## Description of the task
Return all lines with the word "this" in them.
===== Listing
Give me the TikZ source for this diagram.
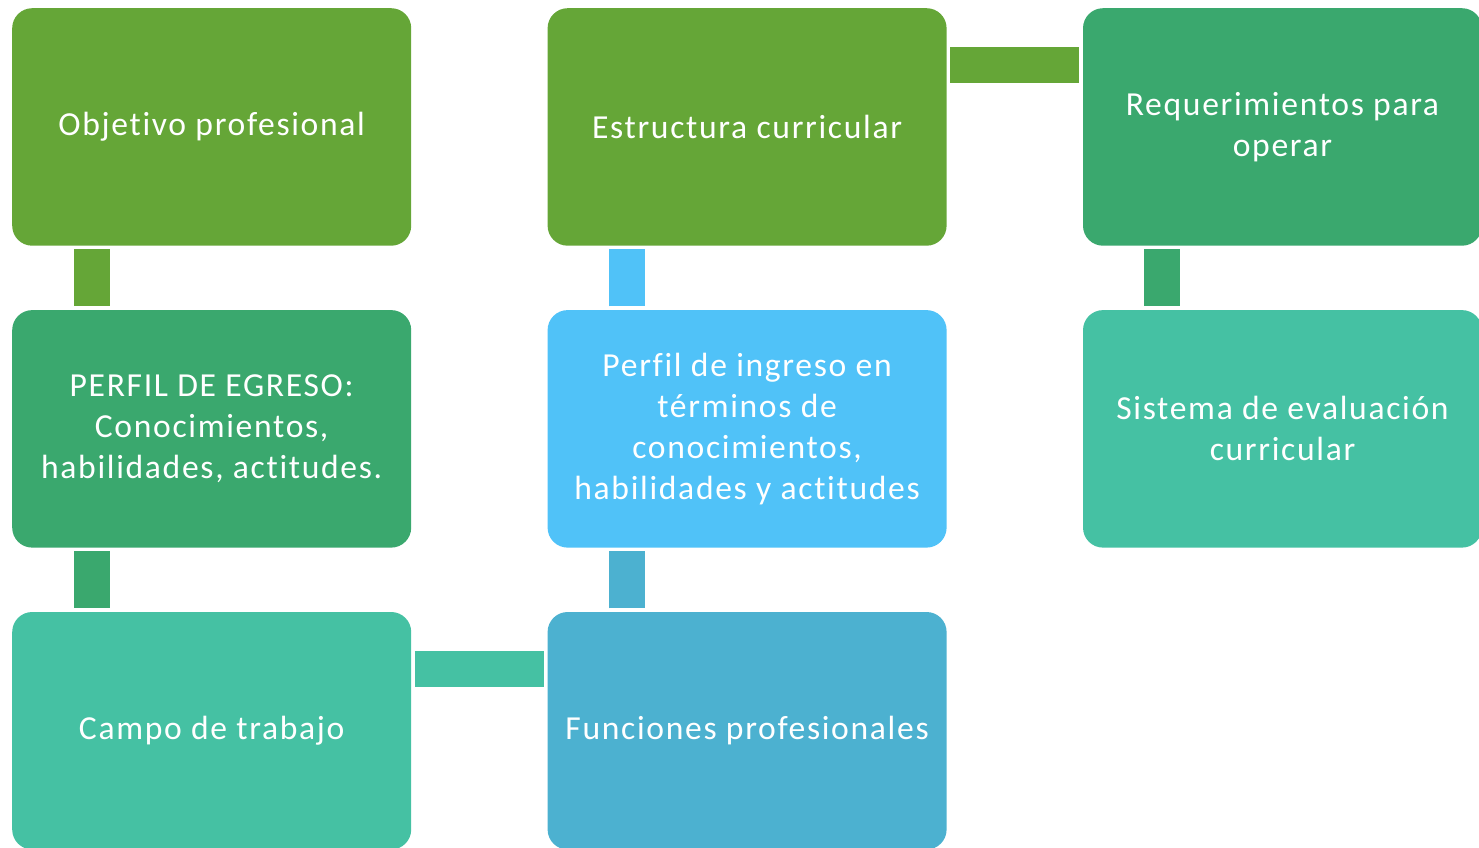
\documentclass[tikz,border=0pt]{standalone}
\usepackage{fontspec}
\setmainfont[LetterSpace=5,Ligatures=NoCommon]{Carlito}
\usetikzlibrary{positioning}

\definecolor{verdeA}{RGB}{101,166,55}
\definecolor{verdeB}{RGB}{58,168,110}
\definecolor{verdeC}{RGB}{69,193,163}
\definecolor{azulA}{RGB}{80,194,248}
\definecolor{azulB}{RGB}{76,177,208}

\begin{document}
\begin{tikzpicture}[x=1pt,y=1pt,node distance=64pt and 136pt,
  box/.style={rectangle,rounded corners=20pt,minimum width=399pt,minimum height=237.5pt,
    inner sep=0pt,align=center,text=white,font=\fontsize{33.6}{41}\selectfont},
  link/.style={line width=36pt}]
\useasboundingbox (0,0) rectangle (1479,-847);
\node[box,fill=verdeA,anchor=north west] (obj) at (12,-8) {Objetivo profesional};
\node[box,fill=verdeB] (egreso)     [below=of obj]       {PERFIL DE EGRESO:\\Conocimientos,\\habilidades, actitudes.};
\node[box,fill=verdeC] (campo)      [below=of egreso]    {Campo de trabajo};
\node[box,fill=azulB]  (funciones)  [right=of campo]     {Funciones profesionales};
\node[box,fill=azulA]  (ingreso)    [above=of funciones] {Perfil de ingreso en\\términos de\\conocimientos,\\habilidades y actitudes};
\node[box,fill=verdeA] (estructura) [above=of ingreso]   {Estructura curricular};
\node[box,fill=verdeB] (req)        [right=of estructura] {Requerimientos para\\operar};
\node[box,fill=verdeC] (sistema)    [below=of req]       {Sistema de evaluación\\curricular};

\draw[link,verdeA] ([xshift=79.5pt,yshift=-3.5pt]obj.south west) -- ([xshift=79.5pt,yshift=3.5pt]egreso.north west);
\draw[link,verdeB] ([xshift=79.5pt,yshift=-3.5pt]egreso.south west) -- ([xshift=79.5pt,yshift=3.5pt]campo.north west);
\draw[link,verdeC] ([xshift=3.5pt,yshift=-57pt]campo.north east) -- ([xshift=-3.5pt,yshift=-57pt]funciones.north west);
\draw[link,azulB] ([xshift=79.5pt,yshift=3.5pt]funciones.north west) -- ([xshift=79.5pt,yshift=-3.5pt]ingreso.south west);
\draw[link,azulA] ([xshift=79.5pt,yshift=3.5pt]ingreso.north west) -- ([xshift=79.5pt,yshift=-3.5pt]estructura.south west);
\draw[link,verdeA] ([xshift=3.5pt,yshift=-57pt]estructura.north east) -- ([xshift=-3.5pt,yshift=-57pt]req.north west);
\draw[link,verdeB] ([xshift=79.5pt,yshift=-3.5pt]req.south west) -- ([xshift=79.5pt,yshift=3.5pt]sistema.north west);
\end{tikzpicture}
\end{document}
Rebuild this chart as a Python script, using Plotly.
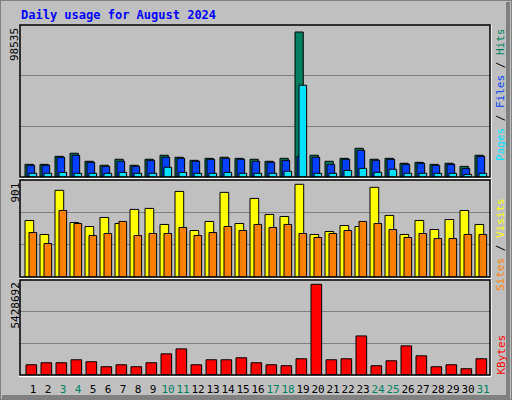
==========
## The completed task
Give me the TikZ source for this diagram.
Rebuild this chart as a Python script, using Plotly.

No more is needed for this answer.